To its critics, the Supreme Court is seen as the last bastion of the secular, centrist elite, descended from European Jewry that dominated the state during its earliest decades. Religious Jews, particularly the ultra-Orthodox, perceive the court as an obstacle to their ultraconservative way of life.

The court has often opposed certain privileges and financial subsidies for the ultra-Orthodox. In particular, the court rejected a special dispensation that allowed ultra-Orthodox Jews to postpone military service in favour of religious study, infuriating religious leaders.

Right-wing Israelis who want to entrench Israeli settlement in the occupied West Bank also see the court as an antagonist.

Though the court has not obstructed most settlement in the territory, it has blocked some of the settler movement’s most ambitious goals — including the construction of Israeli towns on privately owned Palestinian land.

After mass protests in March, Israel’s far-right and religiously conservative governing coalition suspended its broader plans to overhaul the judiciary, which seek to allow Parliament to overturn Supreme Court decisions and give the government more control over the selection of judges.

For the time being, the coalition is only proceeding with legislation that would limit the court’s use of the subjective legal concept of “reasonableness” to countermand decisions by lawmakers and ministers.

Reasonableness is a legal standard used by many judicial systems. A decision is deemed unreasonable if a court rules that it was made without considering all relevant factors or without giving relevant weight to each factor, or by giving irrelevant factors too much weight.

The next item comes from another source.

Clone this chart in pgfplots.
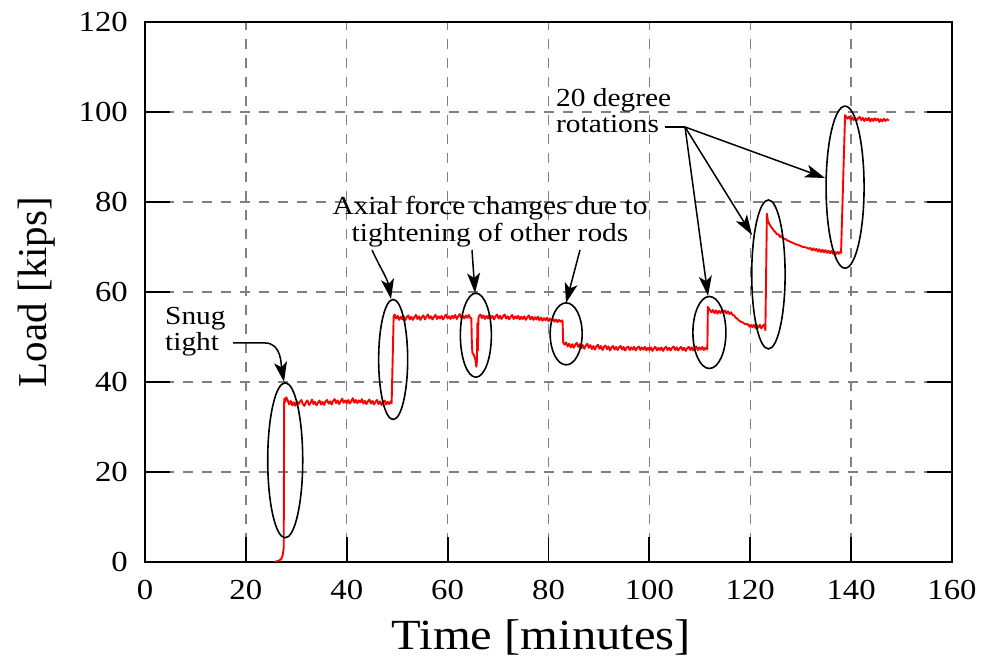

The government and its backers say that reasonableness is too vague a concept.

Netanyahu has argued that the legislation would be a modest limit on the ways in which an elected government can be stymied by unelected judges, who will in any case still have other tools to overrule ministers.

“Israel will continue to be a democratic state,” he said in a speech last week. “It will continue to be a liberal state.”

Opponents of the government’s proposal view the legal concept of reasonableness as a crucial protection against government overreach, and a key pillar of Israeli democracy. In particular, they fear that the current government — an alliance of ultraconservatives and ultranationalists — might use reduced judicial oversight to help mould a more religious and less pluralist society, principally by awarding jobs and funds to pet projects and allies, and firing officials who oppose them.

“This is about whether the resources of the state will actually be used for the public interest,” said Amichai Cohen, a legal expert at the Israel Democracy Institute, a Jerusalem-based research group. “Will the ministers interpret this elimination of reasonableness as carte blanche to just use the resources at their disposal, as they see fit, for political reasons?”